Yet Again a New Nixon
by Eqbal Ahmad
It is customary for the living to praise the dead. That is
a harmless practice because the rights and wrongs of private lives
do not normally affect the public interest. But to extend this
courtesy to public figures is to distort history, and deny the
benefits of truth and analyses to future generations. The death
of Richard Nixon has provided a grist to the mill of right wing
revisionists intent on putting the ex-president in the pantheon
of this century's greatest statesmen.
Henry Kissinger leads the pack. In an eulogy published in
hundreds of dailies the world over (see Dawn, May 3, 1994), he
credited Nixon with: (i) ending the Vietnam war, (ii) initiating
the peace process in the Middle East, (iii) starting negotiations
and the process of arms control with the Soviet Union, (iv) resuming
relations with China, and (v) contributing to the collapse of
the Soviet Empire. "Beyond all this", writes Kissinger
"Nixon's most impressive accomplishment was as much moral
as political: to lead from strength at a moment of apparent weakness;
to foster the nation's resilience through the nightmare of Vietnam
and thus to lay the basis for victory in the cold war."
Both the assertions and the sweeping prose are quintessential
Kissinger. But how much truth is there? Whatever adjectives one
may use to describe the remarkable career of Nixon the word moral
is most unlikely. Richard Milhaus was a devious, venal, and violent
man. He began his political career as a witch hunter, in 1946,
falsely charging his electoral opponent Jerry Voorhis, a five
term Democratic congressman, of being a communist sympathizer.
His next quarry was Alger Hiss, a State Department official whom
Nixon hunted in behalf of the House Un-American Activities Committee.
After purportedly discovering a hollowed out pumpkin containing
microfilms of State Department papers, Nixon had himself photographed
studying the films with a magnifying glass although it is impossible
to read microfilms with magnifying glasses. Nixon manufactured
an image to substantiate a false charge, an art he shall perfect
in later years.
His career was built on red baiting and image making. During
the 1950 congressional campaign he labelled his opponent Helen
Douglas "the pink lady". She fought back with "Tricky
Dick" which stuck forever. To Stephen Ambrose, historian
of the cold war, Nixon "was a McCarthyite before McCarthy."
He appealed to the dark side of the American psyche -- its capacity
to be mobilized by the demons of manifest destiny and imagined
menaces to life, liberty, and property. Nixon fed also on what
Richard Hofstadter has described as the paranoid style in American
politics. The cold war, with its facile bipolar division of the
world between the evil empire and enlightened free world, provided
fertile soil for his brand of politics.
The Vietnam war broke the spell of the cold war in America.

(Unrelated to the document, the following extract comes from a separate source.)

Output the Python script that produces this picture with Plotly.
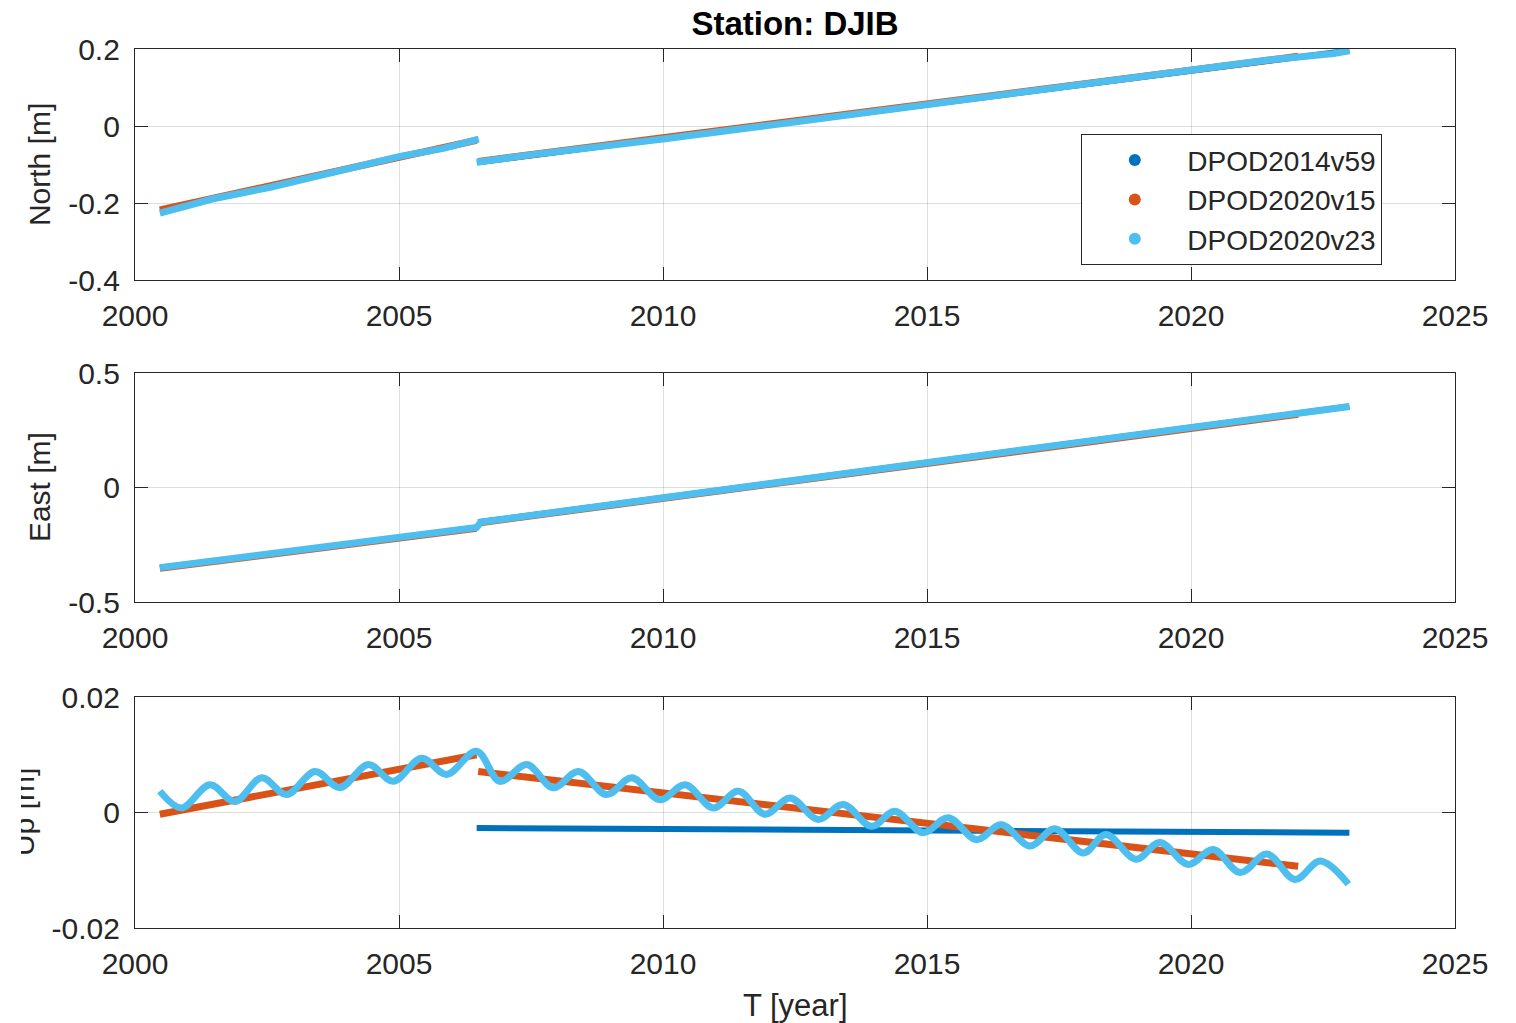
import plotly.graph_objects as go

# ---------------- data ----------------
series_names = ["DPOD2014v59", "DPOD2020v15", "DPOD2020v23"]
series_colors = ["#0072BD", "#D95319", "#4DBEEE"]

# North [m]
north_t_14v59 = [2006.50, 2015.00, 2023.00]
north_v_14v59 = [-0.094, 0.055, 0.196]
north_t_20v15 = [2000.47, 2006.47, None, 2006.50, 2022.03]
north_v_20v15 = [-0.218, -0.037, None, -0.092, 0.181]
north_t_20v23 = [2000.47, 2001.48, 2002.56, 2003.44, 2004.33, 2005.02, 2005.84, 2006.51, None,
                 2006.47, 2007.48, 2010.00, 2013.00, 2015.00, 2017.50, 2020.00, 2021.50, 2022.70, 2023.00]
north_v_20v23 = [-0.226, -0.189, -0.159, -0.131, -0.103, -0.079, -0.058, -0.034, None,
                 -0.094, -0.075, -0.034, 0.019, 0.055, 0.098, 0.145, 0.172, 0.188, 0.195]

# East [m]
east_t_14v59 = [2006.50, 2015.00, 2023.00]
east_v_14v59 = [-0.152, 0.108, 0.354]
east_t_20v15 = [2000.47, 2006.47, None, 2006.50, 2022.03]
east_v_20v15 = [-0.353, -0.178, None, -0.155, 0.320]
east_t_20v23 = [2000.47, 2003.50, 2006.47, 2006.55, 2010.00, 2015.00, 2020.00, 2023.00]
east_v_20v23 = [-0.350, -0.262, -0.175, -0.151, -0.044, 0.110, 0.265, 0.354]

# Up [m]
up_t_14v59 = [2006.47, 2015.00, 2023.00]
up_v_14v59 = [-0.0027, -0.0031, -0.0035]
up_t_20v15 = [2000.47, 2006.47, None, 2006.50, 2015.00, 2022.03]
up_v_20v15 = [-0.0003, 0.0100, None, 0.0071, -0.0019, -0.0093]
up_t_20v23 = [2000.47, 2000.88, 2001.42, 2001.89, 2002.40, 2002.87, 2003.41, 2003.88, 2004.42,
              2004.89, 2005.43, 2005.90, 2006.47, 2006.91, 2007.42, 2007.92, 2008.40, 2008.93,
              2009.41, 2009.94, 2010.42, 2010.95, 2011.43, 2011.93, 2012.41, 2012.94, 2013.41,
              2013.95, 2014.39, 2014.93, 2015.40, 2015.94, 2016.41, 2016.95, 2017.42, 2017.96,
              2018.39, 2018.96, 2019.41, 2019.95, 2020.42, 2020.93, 2021.44, 2021.97, 2022.45,
              2022.98]
up_v_20v23 = [0.0037, 0.0008, 0.0048, 0.0019, 0.0060, 0.0031, 0.0071, 0.0043, 0.0083,
              0.0054, 0.0094, 0.0066, 0.0106, 0.0054, 0.0083, 0.0043, 0.0071, 0.0031,
              0.0060, 0.0022, 0.0048, 0.0008, 0.0037, -0.0003, 0.0025, -0.0012, 0.0014,
              -0.0024, 0.0002, -0.0035, -0.0009, -0.0047, -0.0021, -0.0058, -0.0028, -0.0070,
              -0.0038, -0.0081, -0.0052, -0.0090, -0.0064, -0.0104, -0.0072, -0.0116, -0.0084,
              -0.0124]

x_ticks = [2000, 2005, 2010, 2015, 2020, 2025]
x_ticktext = ["2000", "2005", "2010", "2015", "2020", "2025"]
north_ticks = [-0.4, -0.2, 0, 0.2]
north_ticktext = ["-0.4", "-0.2", "0", "0.2"]
east_ticks = [-0.5, 0, 0.5]
east_ticktext = ["-0.5", "0", "0.5"]
up_ticks = [-0.02, 0, 0.02]
up_ticktext = ["-0.02", "0", "0.02"]

title_text = "Station: DJIB"
ylabels = ["North [m]", "East [m]", "Up [m]"]
xlabel = "T [year]"

# ---------------- figure ----------------
W, H = 1516, 1023
ML, MR, MT, MB = 135, 61, 49, 95
PW, PH = W - ML - MR, H - MT - MB


def ydom(top_px, bot_px):
    return [(H - MB - bot_px) / PH, (H - MB - top_px) / PH]


def px_x(px):
    return (px - ML) / PW


def px_y(py):
    return (H - MB - py) / PH


fig = go.Figure()

panels = [
    ("x", "y", [(north_t_14v59, north_v_14v59), (north_t_20v15, north_v_20v15), (north_t_20v23, north_v_20v23)], False),
    ("x2", "y2", [(east_t_14v59, east_v_14v59), (east_t_20v15, east_v_20v15), (east_t_20v23, east_v_20v23)], False),
    ("x3", "y3", [(up_t_14v59, up_v_14v59), (up_t_20v15, up_v_20v15), (up_t_20v23, up_v_20v23)], True),
]
widths = [6, 7, 7]
for xa, ya, data, smooth in panels:
    for i, (t, v) in enumerate(data):
        fig.add_trace(go.Scatter(
            x=t, y=v, xaxis=xa, yaxis=ya, mode="lines",
            line=dict(color=series_colors[i], width=widths[i],
                      shape="spline" if (i == 2 and smooth) else "linear"),
            connectgaps=False, showlegend=False, hoverinfo="skip"))

# legend entries (dots)
for i, name in enumerate(series_names):
    fig.add_trace(go.Scatter(x=[None], y=[None], xaxis="x", yaxis="y", mode="markers",
                             marker=dict(color=series_colors[i], size=12),
                             name=name, showlegend=True))

font_family = "Liberation Sans, Arial, Helvetica, sans-serif"
axis_color = "#262626"
grid_color = "rgba(38,38,38,0.15)"

common_x = dict(range=[2000, 2025], tickvals=x_ticks, ticktext=x_ticktext,
                showgrid=True, gridcolor=grid_color, gridwidth=1,
                showline=True, linecolor=axis_color, linewidth=1.3, mirror="allticks",
                ticks="inside", ticklen=13, tickwidth=1.3, tickcolor=axis_color,
                tickfont=dict(family=font_family, size=30, color=axis_color),
                zeroline=False, ticklabelstandoff=9)
common_y = dict(showgrid=True, gridcolor=grid_color, gridwidth=1,
                showline=True, linecolor=axis_color, linewidth=1.3, mirror="allticks",
                ticks="inside", ticklen=13, tickwidth=1.3, tickcolor=axis_color,
                tickfont=dict(family=font_family, size=30, color=axis_color),
                zeroline=False, ticklabelstandoff=8)

fig.update_layout(
    width=W, height=H,
    margin=dict(l=ML, r=MR, t=MT, b=MB),
    paper_bgcolor="white", plot_bgcolor="white",
    font=dict(family=font_family, color=axis_color),
    title=dict(text="<b>" + title_text + "</b>", x=(ML + PW / 2) / W, xanchor="center",
               y=1 - 23 / H, yanchor="middle", yref="container",
               font=dict(family=font_family, size=33, color="black")),
    xaxis=dict(common_x, anchor="y"),
    xaxis2=dict(common_x, anchor="y2"),
    xaxis3=dict(common_x, anchor="y3"),
    yaxis=dict(common_y, anchor="x", domain=ydom(49, 280), range=[-0.4, 0.2],
               tickvals=north_ticks, ticktext=north_ticktext),
    yaxis2=dict(common_y, anchor="x2", domain=ydom(373, 602), range=[-0.5, 0.5],
                tickvals=east_ticks, ticktext=east_ticktext),
    yaxis3=dict(common_y, anchor="x3", domain=ydom(697, 928), range=[-0.02, 0.02],
                tickvals=up_ticks, ticktext=up_ticktext),
    legend=dict(x=px_x(1081), y=px_y(134), xanchor="left", yanchor="top",
                bgcolor="white", bordercolor=axis_color, borderwidth=1.3,
                font=dict(family=font_family, size=28, color=axis_color),
                itemwidth=95),
    showlegend=True,
)

annotations = [
    dict(text=ylabels[0], x=px_x(39.6), xref="paper", y=0.5, yref="y domain",
         textangle=-90, showarrow=False, xanchor="center", yanchor="middle",
         font=dict(family=font_family, size=30, color=axis_color)),
    dict(text=ylabels[1], x=px_x(39.6), xref="paper", y=0.5, yref="y2 domain",
         textangle=-90, showarrow=False, xanchor="center", yanchor="middle",
         font=dict(family=font_family, size=30, color=axis_color)),
    dict(text=ylabels[2], x=px_x(23.6), xref="paper", y=0.5, yref="y3 domain",
         textangle=-90, showarrow=False, xanchor="center", yanchor="middle",
         font=dict(family=font_family, size=30, color=axis_color)),
    # white strip reproducing the reference's clipping of the Up label at the left edge
    dict(text=" ", x=px_x(-2), xref="paper", y=0.5, yref="y3 domain",
         showarrow=False, xanchor="left", yanchor="middle", width=23, height=150,
         bgcolor="white", borderpad=0, borderwidth=0),
    dict(text=xlabel, x=0.5, xref="paper", y=px_y(1005), yref="paper",
         showarrow=False, xanchor="center", yanchor="middle",
         font=dict(family=font_family, size=31, color=axis_color)),
]
fig.update_layout(annotations=annotations)

# the page body would otherwise add an 8px margin around the figure
fig.write_html("out.html", config={"displayModeBar": False},
               post_script="document.body.style.margin='0';")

It exposed anti-communism to be a cover for imperialism; as such
it brought forth some of the liberal and the humanist in American
culture. Richard Nixon was the first victim of this change just
as Jimmy Carter was its first undeserving beneficiary. The connections
between Vietnam and Watergate -- the extra-legal habits associated
with covert and illicit war making, the paranoid view of domestic
opponents which led to illegal break-in and wiretaps, the chickens
of counter-insurgency returning home to roost -- were close and,
in some respects, direct. Nixon's conduct had been unbecoming
of a politician in a democracy ever since he entered politics
in 1946. But it became intolerable only in the 1970s because Vietnam
exposed him full blown to a critical public. He lied, manipulated,
cheated, played dirty tricks, broke laws, obstructed justice,
created the first constitutional crisis in the U.S. since the
civil war, and became in 1973 the only President in American history
who resigned in order to escape impeachment.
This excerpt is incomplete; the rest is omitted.